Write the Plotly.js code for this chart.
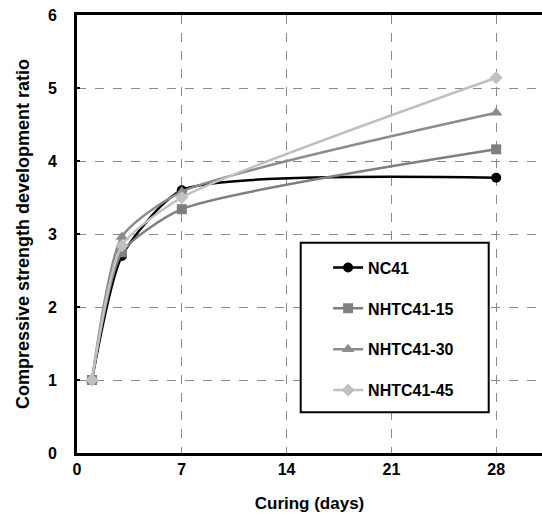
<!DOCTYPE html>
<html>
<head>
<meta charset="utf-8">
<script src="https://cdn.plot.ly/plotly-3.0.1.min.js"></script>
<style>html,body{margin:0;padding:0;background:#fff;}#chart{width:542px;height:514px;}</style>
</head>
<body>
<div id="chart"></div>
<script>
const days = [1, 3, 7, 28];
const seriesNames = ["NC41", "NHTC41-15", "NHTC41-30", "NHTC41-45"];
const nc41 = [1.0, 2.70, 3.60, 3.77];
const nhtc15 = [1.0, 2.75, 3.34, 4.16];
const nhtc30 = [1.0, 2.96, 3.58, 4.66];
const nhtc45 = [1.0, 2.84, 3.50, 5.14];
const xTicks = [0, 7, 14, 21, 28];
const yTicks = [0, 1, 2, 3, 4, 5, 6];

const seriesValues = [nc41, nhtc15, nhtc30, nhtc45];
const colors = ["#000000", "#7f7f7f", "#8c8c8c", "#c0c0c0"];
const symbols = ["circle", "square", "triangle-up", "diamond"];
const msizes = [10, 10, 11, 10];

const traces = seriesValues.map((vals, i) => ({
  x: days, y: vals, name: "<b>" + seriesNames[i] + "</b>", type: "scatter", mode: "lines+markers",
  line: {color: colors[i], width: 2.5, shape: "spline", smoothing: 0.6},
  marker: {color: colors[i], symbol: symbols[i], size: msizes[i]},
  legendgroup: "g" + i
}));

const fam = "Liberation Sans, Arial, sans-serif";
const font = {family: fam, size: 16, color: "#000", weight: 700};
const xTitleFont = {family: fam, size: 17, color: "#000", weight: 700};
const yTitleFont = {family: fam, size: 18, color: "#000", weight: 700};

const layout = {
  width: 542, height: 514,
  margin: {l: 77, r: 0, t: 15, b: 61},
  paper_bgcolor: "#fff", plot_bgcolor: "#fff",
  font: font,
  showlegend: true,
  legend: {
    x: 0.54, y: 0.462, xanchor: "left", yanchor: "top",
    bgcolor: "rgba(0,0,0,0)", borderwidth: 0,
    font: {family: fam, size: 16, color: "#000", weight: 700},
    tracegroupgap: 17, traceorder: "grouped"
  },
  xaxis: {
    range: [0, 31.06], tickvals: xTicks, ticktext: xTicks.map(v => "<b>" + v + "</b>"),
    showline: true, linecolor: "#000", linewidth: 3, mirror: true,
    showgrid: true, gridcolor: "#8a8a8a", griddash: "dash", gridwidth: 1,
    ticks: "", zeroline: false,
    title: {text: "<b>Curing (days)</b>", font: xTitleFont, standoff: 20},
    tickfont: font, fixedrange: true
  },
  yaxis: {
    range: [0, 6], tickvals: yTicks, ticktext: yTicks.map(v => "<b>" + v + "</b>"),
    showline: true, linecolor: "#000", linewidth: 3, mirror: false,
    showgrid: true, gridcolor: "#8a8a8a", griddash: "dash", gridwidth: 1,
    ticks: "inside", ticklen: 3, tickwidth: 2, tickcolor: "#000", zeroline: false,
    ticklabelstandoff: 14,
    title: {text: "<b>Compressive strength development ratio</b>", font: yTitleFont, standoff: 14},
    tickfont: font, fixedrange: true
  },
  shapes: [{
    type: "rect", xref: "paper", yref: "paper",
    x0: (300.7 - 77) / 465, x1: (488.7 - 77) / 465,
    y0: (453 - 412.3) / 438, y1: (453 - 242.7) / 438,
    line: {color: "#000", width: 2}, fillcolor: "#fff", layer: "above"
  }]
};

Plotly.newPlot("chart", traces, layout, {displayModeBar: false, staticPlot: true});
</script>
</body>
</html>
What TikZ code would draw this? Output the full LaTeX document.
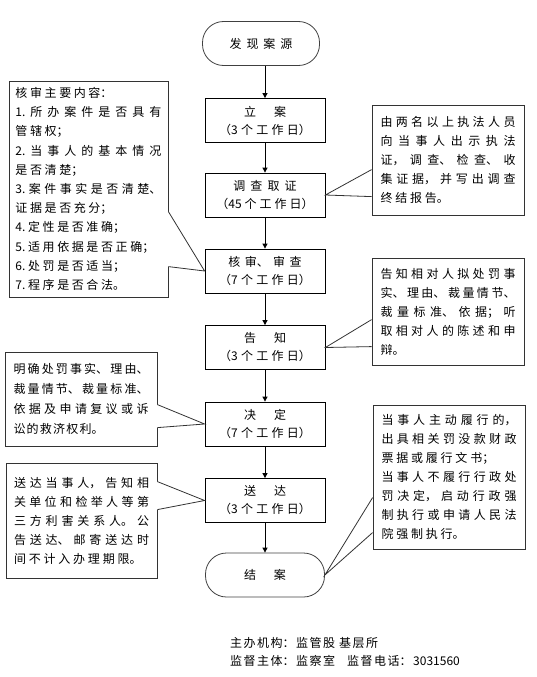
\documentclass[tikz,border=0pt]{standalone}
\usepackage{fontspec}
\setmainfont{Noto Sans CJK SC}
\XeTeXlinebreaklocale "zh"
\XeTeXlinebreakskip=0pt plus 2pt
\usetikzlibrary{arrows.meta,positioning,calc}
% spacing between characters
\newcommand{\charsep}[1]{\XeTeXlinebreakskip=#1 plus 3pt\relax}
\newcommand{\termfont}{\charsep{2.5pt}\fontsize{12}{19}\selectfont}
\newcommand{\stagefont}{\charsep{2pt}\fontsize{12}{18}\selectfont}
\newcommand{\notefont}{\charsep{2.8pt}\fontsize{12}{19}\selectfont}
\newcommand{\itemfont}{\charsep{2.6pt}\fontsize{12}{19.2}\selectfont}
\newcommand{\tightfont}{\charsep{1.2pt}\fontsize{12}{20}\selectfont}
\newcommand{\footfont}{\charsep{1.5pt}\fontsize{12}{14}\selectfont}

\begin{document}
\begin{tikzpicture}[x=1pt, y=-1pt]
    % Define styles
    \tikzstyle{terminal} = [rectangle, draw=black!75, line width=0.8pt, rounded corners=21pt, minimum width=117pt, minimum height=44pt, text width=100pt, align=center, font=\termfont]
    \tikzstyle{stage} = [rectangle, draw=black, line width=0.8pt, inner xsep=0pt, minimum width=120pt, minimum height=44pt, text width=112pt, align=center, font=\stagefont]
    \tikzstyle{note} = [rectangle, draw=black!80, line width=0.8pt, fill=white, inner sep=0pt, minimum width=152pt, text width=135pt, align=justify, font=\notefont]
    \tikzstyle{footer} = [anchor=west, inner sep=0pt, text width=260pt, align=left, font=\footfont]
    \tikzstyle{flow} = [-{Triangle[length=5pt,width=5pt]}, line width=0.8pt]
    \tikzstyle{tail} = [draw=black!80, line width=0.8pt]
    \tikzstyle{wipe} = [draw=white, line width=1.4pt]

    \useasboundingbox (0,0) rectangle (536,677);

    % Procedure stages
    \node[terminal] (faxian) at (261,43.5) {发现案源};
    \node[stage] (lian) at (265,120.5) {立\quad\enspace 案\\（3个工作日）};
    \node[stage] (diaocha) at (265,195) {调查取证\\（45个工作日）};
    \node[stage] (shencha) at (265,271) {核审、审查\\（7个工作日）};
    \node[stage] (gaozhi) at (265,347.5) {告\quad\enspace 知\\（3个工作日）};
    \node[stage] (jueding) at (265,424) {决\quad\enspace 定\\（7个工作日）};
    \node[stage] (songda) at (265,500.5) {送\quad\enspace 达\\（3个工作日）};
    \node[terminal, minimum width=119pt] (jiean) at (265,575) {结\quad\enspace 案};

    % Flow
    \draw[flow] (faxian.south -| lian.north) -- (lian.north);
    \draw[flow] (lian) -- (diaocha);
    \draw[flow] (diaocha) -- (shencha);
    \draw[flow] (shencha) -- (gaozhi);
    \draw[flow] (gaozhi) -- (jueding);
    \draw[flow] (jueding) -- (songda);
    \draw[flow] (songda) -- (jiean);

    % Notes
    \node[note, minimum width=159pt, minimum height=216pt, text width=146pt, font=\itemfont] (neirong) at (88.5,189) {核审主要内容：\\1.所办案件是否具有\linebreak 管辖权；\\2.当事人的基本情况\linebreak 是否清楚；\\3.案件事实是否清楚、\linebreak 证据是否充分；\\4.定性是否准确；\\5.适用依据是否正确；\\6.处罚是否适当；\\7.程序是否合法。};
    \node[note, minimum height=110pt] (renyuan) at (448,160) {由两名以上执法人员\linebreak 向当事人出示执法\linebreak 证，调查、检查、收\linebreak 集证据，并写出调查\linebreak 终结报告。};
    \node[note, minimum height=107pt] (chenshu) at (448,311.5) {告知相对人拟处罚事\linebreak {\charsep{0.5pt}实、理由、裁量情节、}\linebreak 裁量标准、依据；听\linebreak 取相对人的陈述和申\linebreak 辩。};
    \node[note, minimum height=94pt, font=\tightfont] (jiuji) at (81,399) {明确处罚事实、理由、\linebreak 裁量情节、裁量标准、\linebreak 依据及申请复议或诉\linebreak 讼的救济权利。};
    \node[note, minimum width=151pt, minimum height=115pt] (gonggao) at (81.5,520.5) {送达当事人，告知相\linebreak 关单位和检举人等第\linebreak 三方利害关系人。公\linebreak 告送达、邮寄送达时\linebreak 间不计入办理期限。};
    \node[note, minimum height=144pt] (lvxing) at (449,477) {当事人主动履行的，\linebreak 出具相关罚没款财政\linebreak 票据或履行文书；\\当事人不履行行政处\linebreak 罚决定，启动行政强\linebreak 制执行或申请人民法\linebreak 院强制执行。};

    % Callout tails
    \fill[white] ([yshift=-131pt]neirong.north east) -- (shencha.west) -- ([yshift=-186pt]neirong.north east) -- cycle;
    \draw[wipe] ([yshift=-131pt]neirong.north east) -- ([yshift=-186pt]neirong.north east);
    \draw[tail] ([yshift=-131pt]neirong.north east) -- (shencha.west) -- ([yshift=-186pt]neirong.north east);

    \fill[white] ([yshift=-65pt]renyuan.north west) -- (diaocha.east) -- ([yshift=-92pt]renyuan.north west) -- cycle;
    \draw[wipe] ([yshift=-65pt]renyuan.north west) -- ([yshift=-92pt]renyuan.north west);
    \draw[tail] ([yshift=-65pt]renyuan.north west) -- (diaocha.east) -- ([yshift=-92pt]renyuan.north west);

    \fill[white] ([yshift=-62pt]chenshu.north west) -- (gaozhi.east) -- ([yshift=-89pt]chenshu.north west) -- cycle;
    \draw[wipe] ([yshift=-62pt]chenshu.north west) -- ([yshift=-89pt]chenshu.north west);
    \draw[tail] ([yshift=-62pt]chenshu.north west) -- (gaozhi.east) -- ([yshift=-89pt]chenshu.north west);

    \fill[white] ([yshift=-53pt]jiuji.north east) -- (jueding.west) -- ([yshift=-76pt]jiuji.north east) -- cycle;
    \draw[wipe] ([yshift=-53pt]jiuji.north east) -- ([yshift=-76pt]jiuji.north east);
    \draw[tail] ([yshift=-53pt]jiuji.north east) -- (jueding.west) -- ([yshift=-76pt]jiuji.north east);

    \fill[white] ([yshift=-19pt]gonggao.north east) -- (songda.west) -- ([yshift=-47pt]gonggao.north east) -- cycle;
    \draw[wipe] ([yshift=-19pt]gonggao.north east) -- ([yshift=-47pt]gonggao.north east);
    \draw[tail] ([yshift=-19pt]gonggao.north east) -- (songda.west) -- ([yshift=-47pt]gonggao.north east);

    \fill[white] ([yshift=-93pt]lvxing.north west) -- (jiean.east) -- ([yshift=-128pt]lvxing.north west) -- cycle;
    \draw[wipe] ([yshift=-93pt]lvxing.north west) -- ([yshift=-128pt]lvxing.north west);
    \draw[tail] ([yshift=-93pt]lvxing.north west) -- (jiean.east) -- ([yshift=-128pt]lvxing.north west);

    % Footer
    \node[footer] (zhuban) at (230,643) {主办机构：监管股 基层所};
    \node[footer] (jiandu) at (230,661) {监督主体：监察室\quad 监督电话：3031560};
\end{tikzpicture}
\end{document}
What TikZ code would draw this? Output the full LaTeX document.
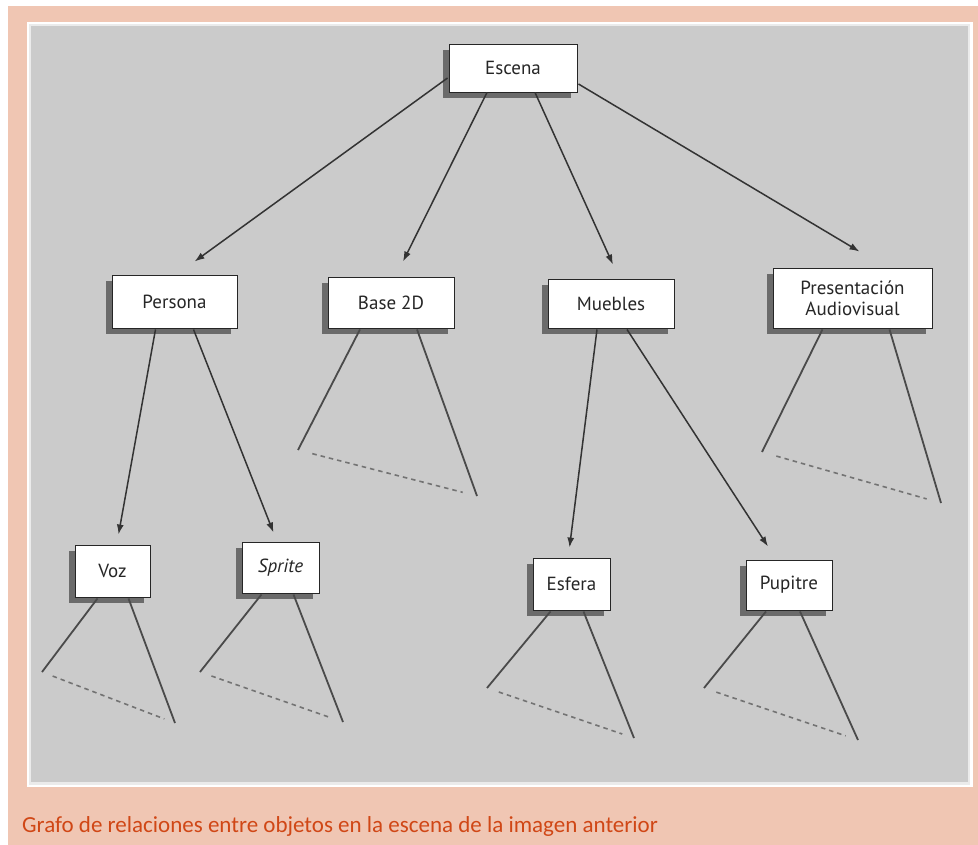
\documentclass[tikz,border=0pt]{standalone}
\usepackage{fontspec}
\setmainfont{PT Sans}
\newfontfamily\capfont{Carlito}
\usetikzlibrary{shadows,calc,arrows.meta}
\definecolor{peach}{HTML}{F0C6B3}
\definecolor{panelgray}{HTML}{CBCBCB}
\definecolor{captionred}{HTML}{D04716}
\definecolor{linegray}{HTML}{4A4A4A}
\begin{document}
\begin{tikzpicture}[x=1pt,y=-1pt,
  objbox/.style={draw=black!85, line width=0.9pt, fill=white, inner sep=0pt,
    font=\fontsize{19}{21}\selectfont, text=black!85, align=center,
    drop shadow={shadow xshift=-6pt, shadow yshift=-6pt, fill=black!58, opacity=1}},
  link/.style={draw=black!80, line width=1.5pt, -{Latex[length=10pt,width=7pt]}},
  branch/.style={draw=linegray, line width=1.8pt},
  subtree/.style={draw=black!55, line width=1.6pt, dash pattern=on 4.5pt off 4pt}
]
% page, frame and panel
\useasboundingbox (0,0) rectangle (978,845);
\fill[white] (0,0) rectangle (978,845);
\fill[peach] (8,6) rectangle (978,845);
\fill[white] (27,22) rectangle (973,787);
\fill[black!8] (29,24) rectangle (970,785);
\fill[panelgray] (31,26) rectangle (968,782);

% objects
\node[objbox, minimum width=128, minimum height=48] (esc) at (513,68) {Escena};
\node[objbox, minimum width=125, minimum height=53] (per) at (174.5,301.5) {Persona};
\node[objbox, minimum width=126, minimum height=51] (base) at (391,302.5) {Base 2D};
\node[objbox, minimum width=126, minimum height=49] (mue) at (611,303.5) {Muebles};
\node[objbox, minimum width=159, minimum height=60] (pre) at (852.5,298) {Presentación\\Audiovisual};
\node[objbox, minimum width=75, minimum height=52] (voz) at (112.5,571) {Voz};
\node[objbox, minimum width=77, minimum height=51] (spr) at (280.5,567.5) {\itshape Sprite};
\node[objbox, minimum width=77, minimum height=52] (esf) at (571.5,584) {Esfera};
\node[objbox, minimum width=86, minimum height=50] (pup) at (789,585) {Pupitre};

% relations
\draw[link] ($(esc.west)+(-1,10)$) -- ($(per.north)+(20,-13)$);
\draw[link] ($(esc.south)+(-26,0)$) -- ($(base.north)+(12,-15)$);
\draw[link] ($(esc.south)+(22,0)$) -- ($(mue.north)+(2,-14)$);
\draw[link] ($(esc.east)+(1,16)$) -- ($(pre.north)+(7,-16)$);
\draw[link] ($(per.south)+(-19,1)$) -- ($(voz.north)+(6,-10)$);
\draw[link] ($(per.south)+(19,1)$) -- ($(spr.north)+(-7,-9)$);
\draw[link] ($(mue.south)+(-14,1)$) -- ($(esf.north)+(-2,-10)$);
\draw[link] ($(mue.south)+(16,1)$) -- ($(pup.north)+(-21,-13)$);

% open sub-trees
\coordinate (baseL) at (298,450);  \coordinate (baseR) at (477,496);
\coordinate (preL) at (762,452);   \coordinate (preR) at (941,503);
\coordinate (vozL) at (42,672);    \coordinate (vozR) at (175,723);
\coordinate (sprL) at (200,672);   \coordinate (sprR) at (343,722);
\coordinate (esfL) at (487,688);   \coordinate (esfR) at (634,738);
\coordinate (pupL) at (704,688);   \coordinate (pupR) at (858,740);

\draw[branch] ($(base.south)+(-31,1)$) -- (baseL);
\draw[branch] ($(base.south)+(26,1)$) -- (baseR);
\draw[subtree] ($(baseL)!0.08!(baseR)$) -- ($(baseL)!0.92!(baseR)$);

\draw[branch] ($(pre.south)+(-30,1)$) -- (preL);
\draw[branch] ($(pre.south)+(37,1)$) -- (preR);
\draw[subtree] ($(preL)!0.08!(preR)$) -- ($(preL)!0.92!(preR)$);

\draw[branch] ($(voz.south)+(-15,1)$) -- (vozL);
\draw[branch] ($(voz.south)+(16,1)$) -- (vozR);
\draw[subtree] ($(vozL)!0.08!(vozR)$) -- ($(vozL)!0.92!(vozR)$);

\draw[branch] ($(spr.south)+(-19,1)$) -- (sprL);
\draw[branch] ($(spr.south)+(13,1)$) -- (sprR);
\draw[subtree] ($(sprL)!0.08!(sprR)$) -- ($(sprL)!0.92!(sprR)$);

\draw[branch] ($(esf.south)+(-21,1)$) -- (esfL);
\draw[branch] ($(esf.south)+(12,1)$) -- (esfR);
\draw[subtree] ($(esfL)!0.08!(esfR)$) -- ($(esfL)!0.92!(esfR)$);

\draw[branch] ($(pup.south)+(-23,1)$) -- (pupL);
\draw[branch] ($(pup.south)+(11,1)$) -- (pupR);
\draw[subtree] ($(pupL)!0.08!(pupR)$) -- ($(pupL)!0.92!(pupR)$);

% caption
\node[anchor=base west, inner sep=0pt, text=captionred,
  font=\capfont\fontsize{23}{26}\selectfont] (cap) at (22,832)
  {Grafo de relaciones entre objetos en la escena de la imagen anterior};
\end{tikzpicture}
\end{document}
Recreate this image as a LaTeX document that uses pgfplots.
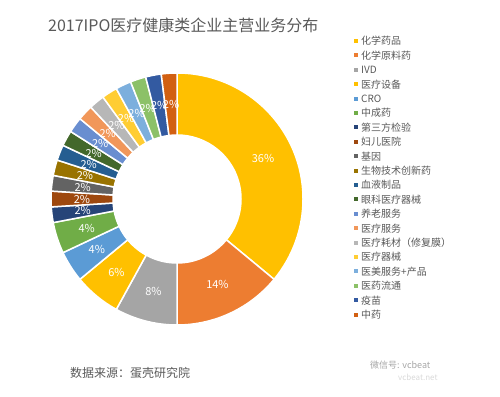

+++++

-- Stated exercise --
Everything from the first line to the line with "const msizes = [10, 10, 11, 10];" must be repeated exactly, and nothing else. Leave the pictures out.

-- Solution to this task --
Write the Plotly.js code for this chart.
<!DOCTYPE html>
<html>
<head>
<meta charset="utf-8">
<script src="https://cdn.plot.ly/plotly-3.0.1.min.js"></script>
<style>html,body{margin:0;padding:0;background:#fff;}#chart{width:542px;height:514px;}</style>
</head>
<body>
<div id="chart"></div>
<script>
const days = [1, 3, 7, 28];
const seriesNames = ["NC41", "NHTC41-15", "NHTC41-30", "NHTC41-45"];
const nc41 = [1.0, 2.70, 3.60, 3.77];
const nhtc15 = [1.0, 2.75, 3.34, 4.16];
const nhtc30 = [1.0, 2.96, 3.58, 4.66];
const nhtc45 = [1.0, 2.84, 3.50, 5.14];
const xTicks = [0, 7, 14, 21, 28];
const yTicks = [0, 1, 2, 3, 4, 5, 6];

const seriesValues = [nc41, nhtc15, nhtc30, nhtc45];
const colors = ["#000000", "#7f7f7f", "#8c8c8c", "#c0c0c0"];
const symbols = ["circle", "square", "triangle-up", "diamond"];
const msizes = [10, 10, 11, 10];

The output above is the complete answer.